##### GIVEN DATA #####

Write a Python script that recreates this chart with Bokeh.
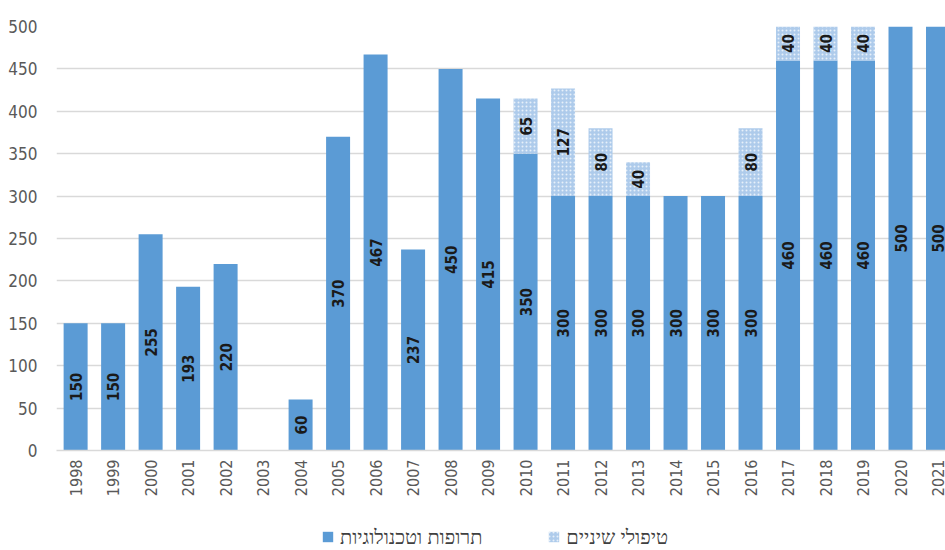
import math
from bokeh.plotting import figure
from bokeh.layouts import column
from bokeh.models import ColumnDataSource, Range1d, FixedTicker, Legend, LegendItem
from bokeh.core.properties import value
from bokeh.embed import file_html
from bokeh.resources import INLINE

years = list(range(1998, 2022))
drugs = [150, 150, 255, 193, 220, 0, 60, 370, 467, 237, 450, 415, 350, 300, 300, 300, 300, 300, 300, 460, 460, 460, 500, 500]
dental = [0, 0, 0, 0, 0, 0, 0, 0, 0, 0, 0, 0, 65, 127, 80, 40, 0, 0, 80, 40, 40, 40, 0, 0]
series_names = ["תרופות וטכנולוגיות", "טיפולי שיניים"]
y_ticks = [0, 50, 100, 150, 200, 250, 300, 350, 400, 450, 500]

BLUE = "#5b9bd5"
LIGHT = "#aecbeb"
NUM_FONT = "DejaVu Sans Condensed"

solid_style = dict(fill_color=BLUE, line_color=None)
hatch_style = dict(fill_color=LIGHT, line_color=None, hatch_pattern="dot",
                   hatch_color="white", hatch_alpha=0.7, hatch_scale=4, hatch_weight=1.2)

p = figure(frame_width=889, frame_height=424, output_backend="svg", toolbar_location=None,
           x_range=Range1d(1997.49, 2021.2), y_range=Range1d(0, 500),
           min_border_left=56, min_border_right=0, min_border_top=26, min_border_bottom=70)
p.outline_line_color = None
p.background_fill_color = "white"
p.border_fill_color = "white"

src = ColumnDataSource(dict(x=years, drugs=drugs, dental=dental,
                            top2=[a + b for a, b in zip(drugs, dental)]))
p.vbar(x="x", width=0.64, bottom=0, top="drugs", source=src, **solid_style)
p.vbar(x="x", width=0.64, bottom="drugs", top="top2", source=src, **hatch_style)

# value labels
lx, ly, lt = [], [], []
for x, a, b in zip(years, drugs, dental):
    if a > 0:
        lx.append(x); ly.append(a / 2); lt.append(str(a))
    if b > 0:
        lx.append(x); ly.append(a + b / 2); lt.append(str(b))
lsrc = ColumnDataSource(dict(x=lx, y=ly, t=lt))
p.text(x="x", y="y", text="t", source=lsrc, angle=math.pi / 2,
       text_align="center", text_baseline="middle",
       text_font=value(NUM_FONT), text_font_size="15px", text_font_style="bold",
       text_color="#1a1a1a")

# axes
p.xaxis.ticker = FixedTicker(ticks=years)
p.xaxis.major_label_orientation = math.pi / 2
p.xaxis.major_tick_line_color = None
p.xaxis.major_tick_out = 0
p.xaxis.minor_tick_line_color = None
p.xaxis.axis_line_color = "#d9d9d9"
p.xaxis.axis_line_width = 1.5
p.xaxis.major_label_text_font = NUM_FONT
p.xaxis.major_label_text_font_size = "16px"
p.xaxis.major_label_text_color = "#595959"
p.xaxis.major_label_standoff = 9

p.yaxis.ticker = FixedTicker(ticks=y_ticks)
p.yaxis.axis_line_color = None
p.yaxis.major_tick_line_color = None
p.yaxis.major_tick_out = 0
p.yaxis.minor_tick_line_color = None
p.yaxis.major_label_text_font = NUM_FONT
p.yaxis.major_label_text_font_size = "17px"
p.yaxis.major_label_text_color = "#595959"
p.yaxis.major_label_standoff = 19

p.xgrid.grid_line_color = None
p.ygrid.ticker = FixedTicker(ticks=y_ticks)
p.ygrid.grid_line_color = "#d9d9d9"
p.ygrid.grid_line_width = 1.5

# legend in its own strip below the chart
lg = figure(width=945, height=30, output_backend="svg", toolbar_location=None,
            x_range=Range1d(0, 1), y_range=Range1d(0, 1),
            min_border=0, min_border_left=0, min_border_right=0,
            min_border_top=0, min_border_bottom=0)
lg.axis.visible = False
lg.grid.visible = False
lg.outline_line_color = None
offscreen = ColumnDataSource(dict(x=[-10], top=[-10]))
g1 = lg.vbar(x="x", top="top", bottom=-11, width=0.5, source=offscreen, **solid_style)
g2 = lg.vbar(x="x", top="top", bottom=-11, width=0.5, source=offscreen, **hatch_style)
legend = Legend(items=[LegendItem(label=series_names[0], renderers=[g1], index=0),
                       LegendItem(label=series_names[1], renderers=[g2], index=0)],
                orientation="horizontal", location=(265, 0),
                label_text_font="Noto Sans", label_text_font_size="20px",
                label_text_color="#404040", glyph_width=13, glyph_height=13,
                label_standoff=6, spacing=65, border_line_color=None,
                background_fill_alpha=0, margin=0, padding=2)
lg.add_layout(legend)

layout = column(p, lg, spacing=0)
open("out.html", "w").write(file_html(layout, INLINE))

#####

Copy out all the data exactly; skip the pictures.

Write a Python script that recreates this chart with Bokeh.
import math
from bokeh.plotting import figure
from bokeh.layouts import column
from bokeh.models import ColumnDataSource, Range1d, FixedTicker, Legend, LegendItem
from bokeh.core.properties import value
from bokeh.embed import file_html
from bokeh.resources import INLINE

years = list(range(1998, 2022))
drugs = [150, 150, 255, 193, 220, 0, 60, 370, 467, 237, 450, 415, 350, 300, 300, 300, 300, 300, 300, 460, 460, 460, 500, 500]
dental = [0, 0, 0, 0, 0, 0, 0, 0, 0, 0, 0, 0, 65, 127, 80, 40, 0, 0, 80, 40, 40, 40, 0, 0]
series_names = ["תרופות וטכנולוגיות", "טיפולי שיניים"]
y_ticks = [0, 50, 100, 150, 200, 250, 300, 350, 400, 450, 500]

BLUE = "#5b9bd5"
LIGHT = "#aecbeb"
NUM_FONT = "DejaVu Sans Condensed"

solid_style = dict(fill_color=BLUE, line_color=None)
hatch_style = dict(fill_color=LIGHT, line_color=None, hatch_pattern="dot",
                   hatch_color="white", hatch_alpha=0.7, hatch_scale=4, hatch_weight=1.2)

p = figure(frame_width=889, frame_height=424, output_backend="svg", toolbar_location=None,
           x_range=Range1d(1997.49, 2021.2), y_range=Range1d(0, 500),
           min_border_left=56, min_border_right=0, min_border_top=26, min_border_bottom=70)
p.outline_line_color = None
p.background_fill_color = "white"
p.border_fill_color = "white"

src = ColumnDataSource(dict(x=years, drugs=drugs, dental=dental,
                            top2=[a + b for a, b in zip(drugs, dental)]))
p.vbar(x="x", width=0.64, bottom=0, top="drugs", source=src, **solid_style)
p.vbar(x="x", width=0.64, bottom="drugs", top="top2", source=src, **hatch_style)

# value labels
lx, ly, lt = [], [], []
for x, a, b in zip(years, drugs, dental):
    if a > 0:
        lx.append(x); ly.append(a / 2); lt.append(str(a))
    if b > 0:
        lx.append(x); ly.append(a + b / 2); lt.append(str(b))
lsrc = ColumnDataSource(dict(x=lx, y=ly, t=lt))
p.text(x="x", y="y", text="t", source=lsrc, angle=math.pi / 2,
       text_align="center", text_baseline="middle",
       text_font=value(NUM_FONT), text_font_size="15px", text_font_style="bold",
       text_color="#1a1a1a")

# axes
p.xaxis.ticker = FixedTicker(ticks=years)
p.xaxis.major_label_orientation = math.pi / 2
p.xaxis.major_tick_line_color = None
p.xaxis.major_tick_out = 0
p.xaxis.minor_tick_line_color = None
p.xaxis.axis_line_color = "#d9d9d9"
p.xaxis.axis_line_width = 1.5
p.xaxis.major_label_text_font = NUM_FONT
p.xaxis.major_label_text_font_size = "16px"
p.xaxis.major_label_text_color = "#595959"
p.xaxis.major_label_standoff = 9

p.yaxis.ticker = FixedTicker(ticks=y_ticks)
p.yaxis.axis_line_color = None
p.yaxis.major_tick_line_color = None
p.yaxis.major_tick_out = 0
p.yaxis.minor_tick_line_color = None
p.yaxis.major_label_text_font = NUM_FONT
p.yaxis.major_label_text_font_size = "17px"
p.yaxis.major_label_text_color = "#595959"
p.yaxis.major_label_standoff = 19

p.xgrid.grid_line_color = None
p.ygrid.ticker = FixedTicker(ticks=y_ticks)
p.ygrid.grid_line_color = "#d9d9d9"
p.ygrid.grid_line_width = 1.5

# legend in its own strip below the chart
lg = figure(width=945, height=30, output_backend="svg", toolbar_location=None,
            x_range=Range1d(0, 1), y_range=Range1d(0, 1),
            min_border=0, min_border_left=0, min_border_right=0,
            min_border_top=0, min_border_bottom=0)
lg.axis.visible = False
lg.grid.visible = False
lg.outline_line_color = None
offscreen = ColumnDataSource(dict(x=[-10], top=[-10]))
g1 = lg.vbar(x="x", top="top", bottom=-11, width=0.5, source=offscreen, **solid_style)
g2 = lg.vbar(x="x", top="top", bottom=-11, width=0.5, source=offscreen, **hatch_style)
legend = Legend(items=[LegendItem(label=series_names[0], renderers=[g1], index=0),
                       LegendItem(label=series_names[1], renderers=[g2], index=0)],
                orientation="horizontal", location=(265, 0),
                label_text_font="Noto Sans", label_text_font_size="20px",
                label_text_color="#404040", glyph_width=13, glyph_height=13,
                label_standoff=6, spacing=65, border_line_color=None,
                background_fill_alpha=0, margin=0, padding=2)
lg.add_layout(legend)

layout = column(p, lg, spacing=0)
open("out.html", "w").write(file_html(layout, INLINE))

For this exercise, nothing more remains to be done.